I listened to your episode about uncovering a family secret and it got me thinking even more about a family secret that I'm holding onto. My sister got pregnant years ago after basically having a one night stand. She started dating someone not long after and they decided to just pretend like the baby was his. My niece is now 10. She has no idea that the man she calls dad isn't her dad. I am sure she'll find out someday one way or another. And I can't help but worry that she will be mad at me for not telling her. I hate to keep the secret. I've asked myself what a mentally strong person would do and I don't know the answer. Please advise.
My good friend has been depressed off and on since I've known her. I'm her main support person. This latest round of depression has lasted a long time and it's happened during a time when I'm busy with things going on in my life. I want to keep helping her but at the same time, I feel emotionally drained. I know I should be taking care of myself and saying no sometimes but when I try, I feel guilty, and think I should be able to do one more thing for her. How do I know when it's OK to say no?

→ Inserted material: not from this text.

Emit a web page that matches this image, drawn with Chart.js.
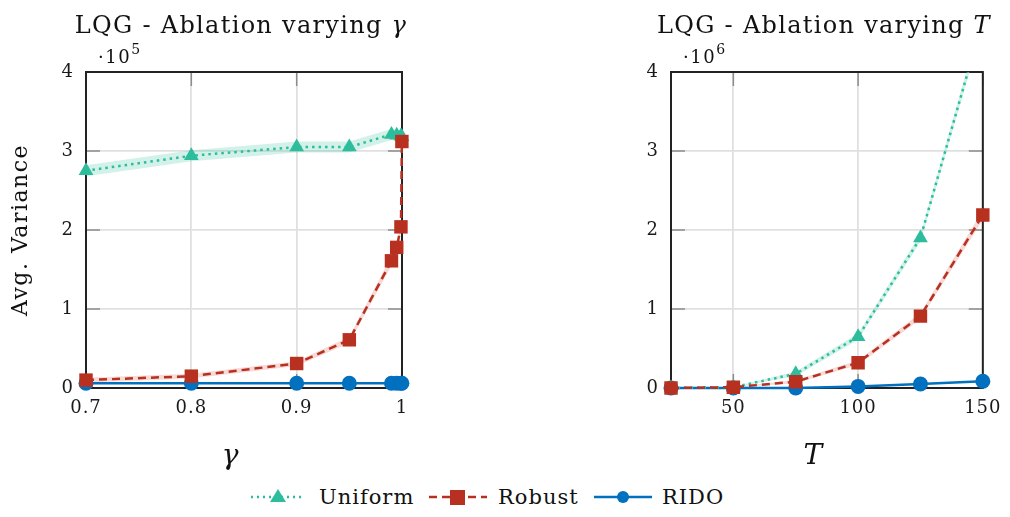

My brother has a mental illness and refuses treatment. His life is falling apart in every way possible and he contacts our mom every day to tell her he doesn't have any money and he is about to be homeless and he lost his job. My mom spends all day every day trying to line up help for him or services so he doesn't wind up on the street. But he refuses help. So then my mom calls me repeatedly throughout the day to give me the latest update on the bizarre messages from my brother (sometimes they're incoherent) and the latest challenge she has encountered when trying to get him help. I had to tell my mom I can't listen to it anymore. I feel like a bad daughter as my mom needs support. But at the same time, I don't want my brother's refusal to get help for his mental health to wreak my mental health or interfere with my family. My mom implies I'm selfish for not helping more and part of me agrees. What I should do?